The Chief Justice of Pakistan has remarked that implementing the best agricultural system would allow the country to emerge on the world stage as a strong economy. He made this remark on Thursday while heading a nine-member Supreme Court larger bench hearing the land reforms case.  If, as is being pleaded, the land reforms are struck down, it would mean all the land resumed by the state as a result of the land reforms of 1959, 1973 and 1977, would go back to their original owners. It would also involve the Supreme Court striking down a final decision of the Shariat Appellate Bench. Chief Justice Iftikhar Muhammad Chaudhry was justified in saying that the decision of the Supreme Court would be in line with the interests of the government and the people and would not go into unnecessary matters. However, while land must be used to grow crops, and while it is true that Pakistan needs to use all its land if it wishes to become an economic power, especially as the path of industrialization has not yet had a chance to prove fruitful. Indeed, Pakistan’s only large industry, textiles, is based on its agriculture.

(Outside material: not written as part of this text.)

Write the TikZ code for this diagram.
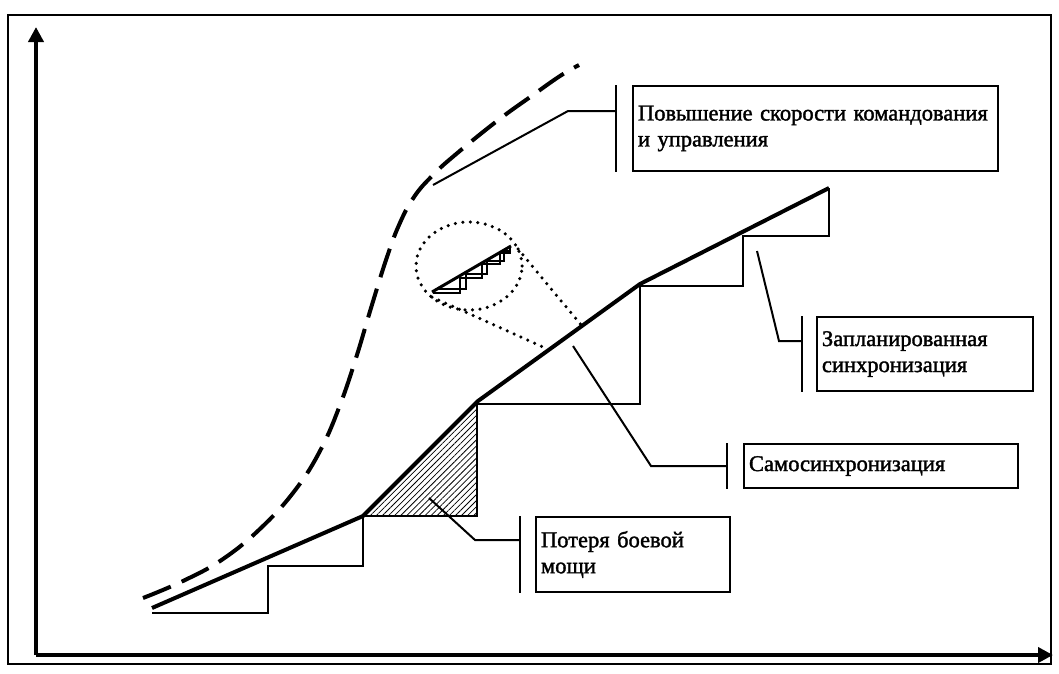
\documentclass[tikz,border=0pt]{standalone}
\usepackage{fontspec}
\setmainfont{Liberation Serif}
\newfontfamily\labelfont{Liberation Serif}[FakeBold=1.6]
\usetikzlibrary{arrows.meta,patterns.meta,calc}
\begin{document}
\begin{tikzpicture}[x=1pt,y=-1pt,
  axis/.style={line width=4pt,-{Triangle[length=15pt,width=15pt]}},
  stairs/.style={line width=2pt,line join=miter},
  trend/.style={line width=4pt,line join=round},
  fastcurve/.style={line width=4pt,dash pattern=on 30pt off 12pt},
  leader/.style={line width=2pt},
  barline/.style={line width=2pt},
  dots/.style={line width=3.5pt,line cap=round,dash pattern=on 0pt off 7.5pt},
  tag/.style={draw,line width=2pt,anchor=north west,align=left,inner xsep=5pt,
    inner ysep=0pt,font=\labelfont\fontsize{22.5}{26}\selectfont}]
\useasboundingbox (0,0) rectangle (1059,673);

% outer frame
\draw[line width=2pt] (8,15) rectangle (1051,664);

% axes
\coordinate (O) at (36,655);
\coordinate (ytip) at (36,27);
\coordinate (xtip) at (1053,655);
\draw[axis] (O) -- (ytip);
\draw[axis] (O) -- (xtip);

% lost combat power (hatched)
\path[pattern={Lines[angle=45,distance=4.3pt,line width=0.8pt]}]
  (363,516) -- (477,402) -- (477,516) -- cycle;

% planned synchronisation: staircase
\draw[stairs] (152,613) -- (268,613) -- (268,566) -- (363,566) -- (363,516)
  -- (477,516) -- (477,404) -- (640,404) -- (640,286) -- (743,286)
  -- (743,236) -- (829,236) -- (829,188);

% self-synchronisation trend
\draw[trend] (152,608) -- (363,516) -- (478,401) -- (640,284) -- (829,188);

% increased speed of command and control
\draw[fastcurve] plot[smooth,tension=0.7] coordinates {
  (143,598) (183,581) (223,559) (262,527) (296,489) (321,449) (340,405)
  (356,358) (371,308) (386,260) (399,225) (414,197) (433,175) (455,155)
  (497,121) (533,95) (560,76) (579,65)};

% magnifier
\draw[dots] (469,266) ellipse [x radius=53pt, y radius=44pt];
\draw[dots] (518,249) -- (582,326);
\draw[dots] (432,297) -- (545,348);
\draw[line width=1.2pt] (433,293) -- (460,293) -- (460,278) -- (482,278)
  -- (482,264) -- (500,264) -- (500,253) -- (510,253) -- (510,247);
\draw[line width=1.2pt] (437,289) -- (466,289) -- (466,274) -- (487,274)
  -- (487,261) -- (504,261) -- (504,251) -- (509,251);
\draw[line width=3pt] (432,292) -- (511,246);

% labels
\node[tag,minimum width=365pt,minimum height=85pt,text width=355pt] (b1) at (632,85)
  {Повышение скорости командования\\и управления};
\node[tag,minimum width=216pt,minimum height=74pt,text width=206pt] (b2) at (816,316)
  {Запланированная\\синхронизация};
\node[tag,minimum width=274pt,minimum height=44pt,text width=264pt] (b3) at (743,443)
  {Самосинхронизация};
\node[tag,minimum width=194pt,minimum height=75pt,text width=184pt] (b4) at (535,516)
  {Потеря боевой\\мощи};

% bars beside the labels
\foreach \b/\d in {b1/16,b2/14,b3/16,b4/15}{
  \coordinate (\b top) at ($(\b.north west)+(-\d,0)$);
  \coordinate (\b bot) at ($(\b.south west)+(-\d,0)$);
  \draw[barline] (\b top) -- (\b bot);
}

% leaders
\coordinate (p1) at (433,185); \coordinate (k1) at (568,111);
\coordinate (p2) at (757,251); \coordinate (k2) at (779,341);
\coordinate (p3) at (573,346); \coordinate (k3) at (651,466);
\coordinate (p4) at (429,498); \coordinate (k4) at (475,540);
\draw[leader] (p1) -- (k1) -- (k1 -| b1top);
\draw[leader] (p2) -- (k2) -- (k2 -| b2top);
\draw[leader] (p3) -- (k3) -- (k3 -| b3top);
\draw[leader] (p4) -- (k4) -- (k4 -| b4top);
\end{tikzpicture}
\end{document}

However, to use the land that has been resumed, water is needed. The Supreme Court has not mentioned how that is to be provided. The most obvious solution is the building of the Kalabagh Dam, which is a water storage in addition to being a hydroelectric dam. While in this era of loadshedding, there is more attention being paid to the around 4,000MW of hydels which it would bring online, there should also be attention paid to its huge potential as a water storage. As it was one of the dams, along with Tarbela and Mangla, which was supposed to be built in lieu of the rivers given away to India under the Indus Waters Treaty, its storage potential was the first consideration in its design. However, apart from being a substitute, it has become an even more important project for the country as the source of irrigation for future agricultural expansion.
The Supreme Court has given notice to the provincial advocates general, but also to amicus curiae, but has not given a date for the next hearing. If the Supreme Court does indeed decide against the Shariat Appellate Bench decision, other decisions would be appealed against. That might well include decisions which instructed the carrying out of legislation. This will be quite legal, and healthy. The Supreme Court, in a democracy such as ours, is the final authority on legal issues. It would be surprising if the Shariah court was not subservient to it.